Grundsätzlich sind hier drei Aspekte zu betrachten. An erster Stelle steht der Bedienerschutz, um Kontakt mit den teilweise stark gesundheitsgefährdenden Rohstoffen zu vermeiden. AZO hat hier Lösungen sowohl im Pilot- als auch im Produktionsmaßstab, um die Anforderungen der Schutzklasse OEB 3 zu erfüllen. Zukünftig wird der Trend in Richtung OEB 4 gehen. Neben dem Bedienerschutz ist fast immer auch ein Schutz der teilweise gegenüber Feuchtigkeit oder Sauerstoff sensiblen Rohstoffe ein Thema. Dem trägt AZO durch eine spezielle Ausführung der Anlagen zur Überlagerung mit Inertgas oder Trockenluft Rechnung. Ein dritter Aspekt ist die Reinigbarkeit und die Vermeidung von cross-Kontamination. Auch hier hat AZO Lösungen, um beispielsweise Produktwechsel innerhalb eines Dosierstrangs mit relativ geringem Reinigungsaufwand zu realisieren und somit die Flexibilität der Anlage zu erhöhen.
Bietet Azo auch Anlagenlösungen auch für einen Contiprozess zur Herstellung des Elektrodenmaterials an?

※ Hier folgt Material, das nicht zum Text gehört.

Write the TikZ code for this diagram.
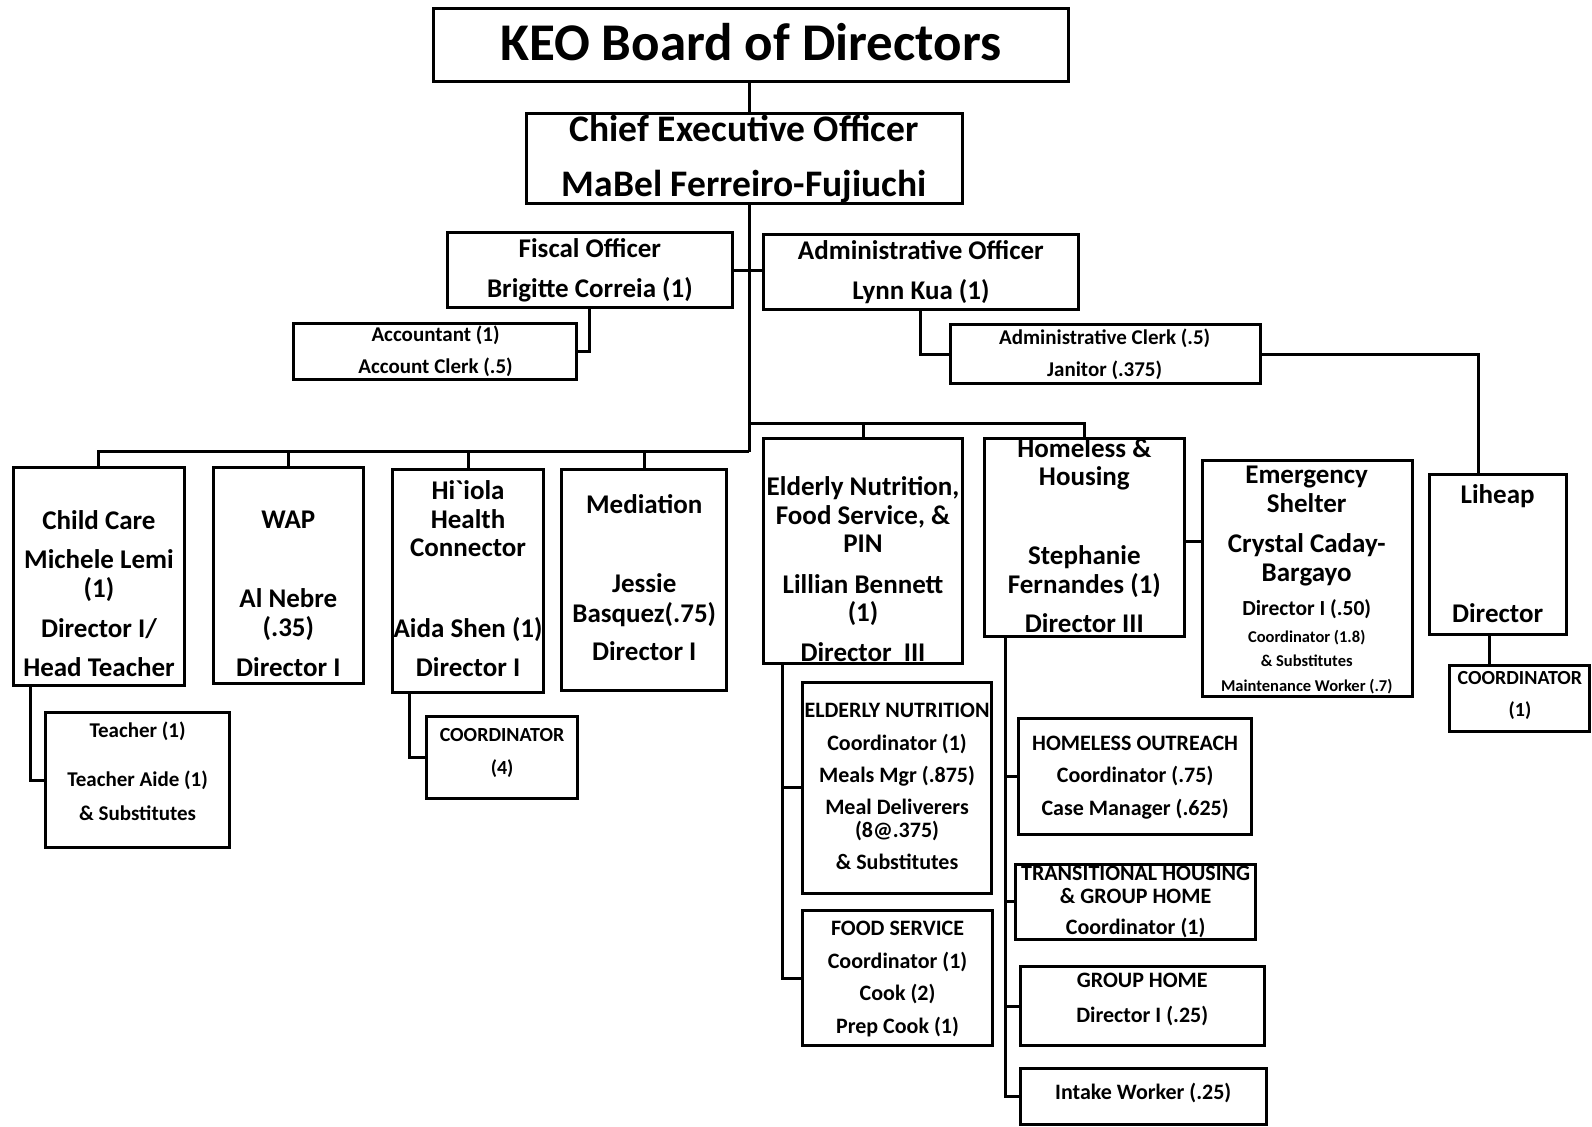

Die AZO-Technologie ist sowohl für Batch- als auch Kontiprozesse einsetzbar. Die eingesetzten AZODOS-Systeme, die mit einer Reziprok-Verwiegung arbeiten, erfüllen höchste Anforderungen hinsichtlich der Dosiergenauigkeit. Es ist allerdings zu berücksichtigen, dass Kontiprozesse speziell bei niedrigen Durchsätzen deutlich sensibler gegenüber Dosierschwankungen reagieren. Daher werden in diesen Fällen bei Bedarf hybride Prozesse mit Vormischung eingesetzt, um die Toleranzen bei der Dosierung in einen Bereich zu bringen, der zuverlässig arbeitet. Darüber hinaus ist das Thema Traceability bei Batchprozessen selbstverständlich einfacher umzusetzen.